On the watch’s dial, four little silver pins function like winches (those metal spools you use to crank in the sails) pulling the boom — the pole at the foot of the sail — across the watch’s face over 60 minutes. Every hour, the watch’s “boom” swings back across the its face. (This is the point on an actual boat when you yell “Jibe ho!” or at least politely tell everyone to watch their head.)
The Grand Deck Marine Tourbillon is a high-tech tribute to the 170-year-old Swiss watchmaker’s nautical history, Ulysse Nardin launched in 1846 and made its name manufacturing marine chronometers: Highly accurate watches designed for keeping time at sea. Accompanied by the complex manual-winding Manufacture movement, Caliber UN-630, and a 48-hour power reserve, this watch proves to be stylish, as well as practical.

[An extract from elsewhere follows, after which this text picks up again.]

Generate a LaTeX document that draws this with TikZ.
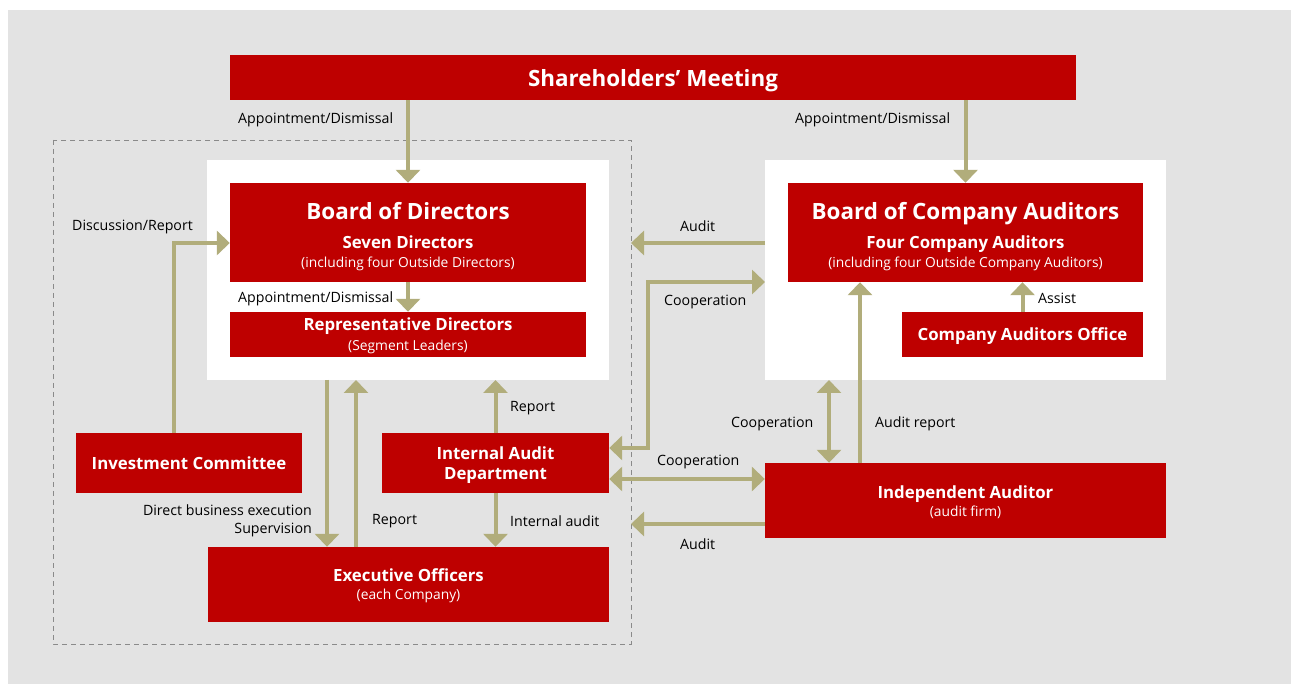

If luxury watchmakers are fretting about the 3.3% dip in Swiss watch exports in 2015, they certainly have a funny way of showing it at Baselworld 2016, the international watch and jewelry fair where brands show off their latest designs and technology of their most ultra-expensive, super limited-edition watches. This is where Ulysse Nardin introduced its Grand Deck Marine Tourbillon, and where representatives from Fendi talked about raising prices; Hermès showed watches with big cats hand-carved and painted onto their enamel faces and Chanel launched a collection of timepieces housing tiny sculpted gold birds in their cases.
Brands use these watches to tell their stories at Baselworld, just as some luxury enthusiasts use watches like these to enhance their personal brand.